#### Dataset content ####
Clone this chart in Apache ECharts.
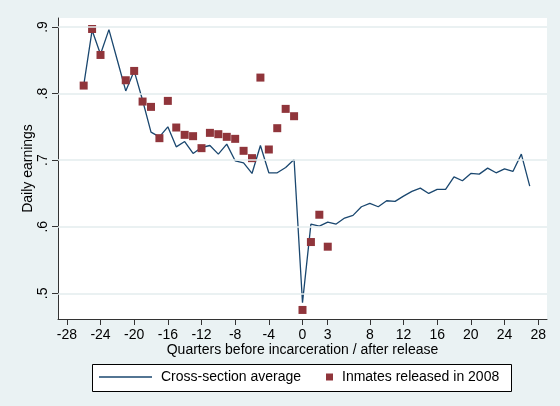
<!DOCTYPE html>
<html>
<head>
<meta charset="utf-8">
<script src="https://cdn.jsdelivr.net/npm/echarts@6/dist/echarts.min.js"></script>
<style>
  html, body { margin: 0; padding: 0; background: #eaf2f3; }
  #chart { width: 560px; height: 406px; }
</style>
</head>
<body>
<div id="chart"></div>
<script>
// quarters relative to incarceration (negative) / release (positive)
const avgQuarters = [-26, -25, -24, -23, -22, -21, -20, -19, -18, -17, -16, -15, -14, -13, -12, -11, -10, -9, -8, -7, -6, -5, -4, -3, -2, -1,
  0, 1, 2, 3, 4, 5, 6, 7, 8, 9, 10, 11, 12, 13, 14, 15, 16, 17, 18, 19, 20, 21, 22, 23, 24, 25, 26, 27];
const avgEarnings = [.812, .895, .859, .896, .850, .804, .834, .790, .742, .735, .750, .720, .728, .710, .719, .722, .709, .724, .699, .696, .680, .722, .681, .681, .689, .701,
  .486, .604, .601, .607, .604, .613, .617, .630, .635, .630, .639, .638, .646, .653, .658, .650, .656, .656, .675, .669, .680, .679, .688, .681, .687, .683, .709, .661];

const inmQuarters = [-26, -25, -24, -21, -20, -19, -18, -17, -16, -15, -14, -13, -12, -11, -10, -9, -8, -7, -6, -5, -4, -3, -2, -1, 0, 1, 2, 3];
const inmEarnings = [.812, .897, .858, .820, .834, .788, .780, .733, .789, .749, .738, .736, .718, .741, .739, .735, .732, .714, .703, .824, .716, .748, .777, .766, .475, .577, .618, .570];

const xTicks = [-28, -24, -20, -16, -12, -8, -4, 0, 3, 8, 12, 16, 20, 24, 28];
const yTicks = [.5, .6, .7, .8, .9];

const seriesNames = ['Cross-section average', 'Inmates released in 2008'];

const font = '"Liberation Sans", Arial, Helvetica, sans-serif';
const navy = '#1a476f';
const maroon = '#90353b';
const gridCol = '#e3ecee';

let chart = echarts.init(document.getElementById('chart'));

chart.setOption({
    backgroundColor: '#eaf2f3',
    animation: false,
    textStyle: { fontFamily: font },
    grid: {
        left: 58, right: 13, top: 18, bottom: 87,
        show: true, backgroundColor: '#ffffff', borderWidth: 0
    },
    xAxis: {
        type: 'value',
        min: -29.05, max: 29.05,
        name: 'Quarters before incarceration / after release',
        nameLocation: 'middle',
        nameGap: 24,
        nameMoveOverlap: false,
        nameTextStyle: { fontSize: 14, color: '#000', fontFamily: font },
        axisLine: { show: true, onZero: false, lineStyle: { color: '#333', width: 1 } },
        axisTick: { show: true, length: 6, customValues: xTicks, lineStyle: { color: '#333' } },
        axisLabel: { customValues: xTicks, fontSize: 14, color: '#000', margin: 9, fontFamily: font },
        splitLine: { show: false }
    },
    yAxis: {
        type: 'value',
        min: 0.4614, max: 0.9135,
        name: 'Daily earnings',
        nameLocation: 'middle',
        nameRotate: 90,
        nameGap: 23,
        nameMoveOverlap: false,
        nameTextStyle: { fontSize: 14, color: '#000', fontFamily: font },
        axisLine: { show: true, onZero: false, lineStyle: { color: '#333', width: 1 } },
        axisTick: { show: true, length: 6, customValues: yTicks, lineStyle: { color: '#333' } },
        axisLabel: {
            customValues: yTicks, rotate: 90, fontSize: 14, color: '#000', margin: 8, fontFamily: font,
            formatter: v => v.toFixed(1).replace(/^0/, '')
        },
        splitLine: { show: false }
    },
    legend: [{
        data: [{ name: seriesNames[0], icon: 'rect' }],
        left: 99, top: 370,
        padding: 0,
        itemWidth: 53, itemHeight: 1.4,
        textStyle: { fontSize: 14, color: '#000', fontFamily: font, padding: [0, 0, 0, 4] }
    }, {
        data: [{ name: seriesNames[1], icon: 'rect' }],
        left: 326, top: 370,
        padding: 0,
        itemWidth: 7, itemHeight: 7,
        textStyle: { fontSize: 14, color: '#000', fontFamily: font, padding: [0, 0, 0, 4] }
    }],
    graphic: [{
        type: 'rect',
        left: 92, top: 364, z: -1,
        shape: { width: 419, height: 27 },
        style: { fill: '#fff', stroke: '#000', lineWidth: 1 }
    }],
    series: [{
        // gridlines at the y ticks
        type: 'line',
        data: [],
        silent: true,
        markLine: {
            silent: true,
            symbol: 'none',
            label: { show: false },
            lineStyle: { color: gridCol, type: 'solid', width: 1.5 },
            data: yTicks.map(v => ({ yAxis: v }))
        },
        z: 1
    }, {
        name: seriesNames[0],
        type: 'line',
        data: avgQuarters.map((q, i) => [q, avgEarnings[i]]),
        showSymbol: false,
        symbol: 'none',
        lineStyle: { color: navy, width: 1.3 },
        itemStyle: { color: navy },
        z: 3
    }, {
        name: seriesNames[1],
        type: 'scatter',
        data: inmQuarters.map((q, i) => [q, inmEarnings[i]]),
        symbol: 'rect',
        symbolSize: 8,
        itemStyle: { color: maroon, opacity: 1 },
        z: 4
    }]
});
</script>
</body>
</html>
####
| Task instructions |
Reproduce the data verbatim. Do not carry any picture into the copy.

| Task solution |
Clone this chart in Apache ECharts.
<!DOCTYPE html>
<html>
<head>
<meta charset="utf-8">
<script src="https://cdn.jsdelivr.net/npm/echarts@6/dist/echarts.min.js"></script>
<style>
  html, body { margin: 0; padding: 0; background: #eaf2f3; }
  #chart { width: 560px; height: 406px; }
</style>
</head>
<body>
<div id="chart"></div>
<script>
// quarters relative to incarceration (negative) / release (positive)
const avgQuarters = [-26, -25, -24, -23, -22, -21, -20, -19, -18, -17, -16, -15, -14, -13, -12, -11, -10, -9, -8, -7, -6, -5, -4, -3, -2, -1,
  0, 1, 2, 3, 4, 5, 6, 7, 8, 9, 10, 11, 12, 13, 14, 15, 16, 17, 18, 19, 20, 21, 22, 23, 24, 25, 26, 27];
const avgEarnings = [.812, .895, .859, .896, .850, .804, .834, .790, .742, .735, .750, .720, .728, .710, .719, .722, .709, .724, .699, .696, .680, .722, .681, .681, .689, .701,
  .486, .604, .601, .607, .604, .613, .617, .630, .635, .630, .639, .638, .646, .653, .658, .650, .656, .656, .675, .669, .680, .679, .688, .681, .687, .683, .709, .661];

const inmQuarters = [-26, -25, -24, -21, -20, -19, -18, -17, -16, -15, -14, -13, -12, -11, -10, -9, -8, -7, -6, -5, -4, -3, -2, -1, 0, 1, 2, 3];
const inmEarnings = [.812, .897, .858, .820, .834, .788, .780, .733, .789, .749, .738, .736, .718, .741, .739, .735, .732, .714, .703, .824, .716, .748, .777, .766, .475, .577, .618, .570];

const xTicks = [-28, -24, -20, -16, -12, -8, -4, 0, 3, 8, 12, 16, 20, 24, 28];
const yTicks = [.5, .6, .7, .8, .9];

const seriesNames = ['Cross-section average', 'Inmates released in 2008'];

const font = '"Liberation Sans", Arial, Helvetica, sans-serif';
const navy = '#1a476f';
const maroon = '#90353b';
const gridCol = '#e3ecee';

let chart = echarts.init(document.getElementById('chart'));

chart.setOption({
    backgroundColor: '#eaf2f3',
    animation: false,
    textStyle: { fontFamily: font },
    grid: {
        left: 58, right: 13, top: 18, bottom: 87,
        show: true, backgroundColor: '#ffffff', borderWidth: 0
    },
    xAxis: {
        type: 'value',
        min: -29.05, max: 29.05,
        name: 'Quarters before incarceration / after release',
        nameLocation: 'middle',
        nameGap: 24,
        nameMoveOverlap: false,
        nameTextStyle: { fontSize: 14, color: '#000', fontFamily: font },
        axisLine: { show: true, onZero: false, lineStyle: { color: '#333', width: 1 } },
        axisTick: { show: true, length: 6, customValues: xTicks, lineStyle: { color: '#333' } },
        axisLabel: { customValues: xTicks, fontSize: 14, color: '#000', margin: 9, fontFamily: font },
        splitLine: { show: false }
    },
    yAxis: {
        type: 'value',
        min: 0.4614, max: 0.9135,
        name: 'Daily earnings',
        nameLocation: 'middle',
        nameRotate: 90,
        nameGap: 23,
        nameMoveOverlap: false,
        nameTextStyle: { fontSize: 14, color: '#000', fontFamily: font },
        axisLine: { show: true, onZero: false, lineStyle: { color: '#333', width: 1 } },
        axisTick: { show: true, length: 6, customValues: yTicks, lineStyle: { color: '#333' } },
        axisLabel: {
            customValues: yTicks, rotate: 90, fontSize: 14, color: '#000', margin: 8, fontFamily: font,
            formatter: v => v.toFixed(1).replace(/^0/, '')
        },
        splitLine: { show: false }
    },
    legend: [{
        data: [{ name: seriesNames[0], icon: 'rect' }],
        left: 99, top: 370,
        padding: 0,
        itemWidth: 53, itemHeight: 1.4,
        textStyle: { fontSize: 14, color: '#000', fontFamily: font, padding: [0, 0, 0, 4] }
    }, {
        data: [{ name: seriesNames[1], icon: 'rect' }],
        left: 326, top: 370,
        padding: 0,
        itemWidth: 7, itemHeight: 7,
        textStyle: { fontSize: 14, color: '#000', fontFamily: font, padding: [0, 0, 0, 4] }
    }],
    graphic: [{
        type: 'rect',
        left: 92, top: 364, z: -1,
        shape: { width: 419, height: 27 },
        style: { fill: '#fff', stroke: '#000', lineWidth: 1 }
    }],
    series: [{
        // gridlines at the y ticks
        type: 'line',
        data: [],
        silent: true,
        markLine: {
            silent: true,
            symbol: 'none',
            label: { show: false },
            lineStyle: { color: gridCol, type: 'solid', width: 1.5 },
            data: yTicks.map(v => ({ yAxis: v }))
        },
        z: 1
    }, {
        name: seriesNames[0],
        type: 'line',
        data: avgQuarters.map((q, i) => [q, avgEarnings[i]]),
        showSymbol: false,
        symbol: 'none',
        lineStyle: { color: navy, width: 1.3 },
        itemStyle: { color: navy },
        z: 3
    }, {
        name: seriesNames[1],
        type: 'scatter',
        data: inmQuarters.map((q, i) => [q, inmEarnings[i]]),
        symbol: 'rect',
        symbolSize: 8,
        itemStyle: { color: maroon, opacity: 1 },
        z: 4
    }]
});
</script>
</body>
</html>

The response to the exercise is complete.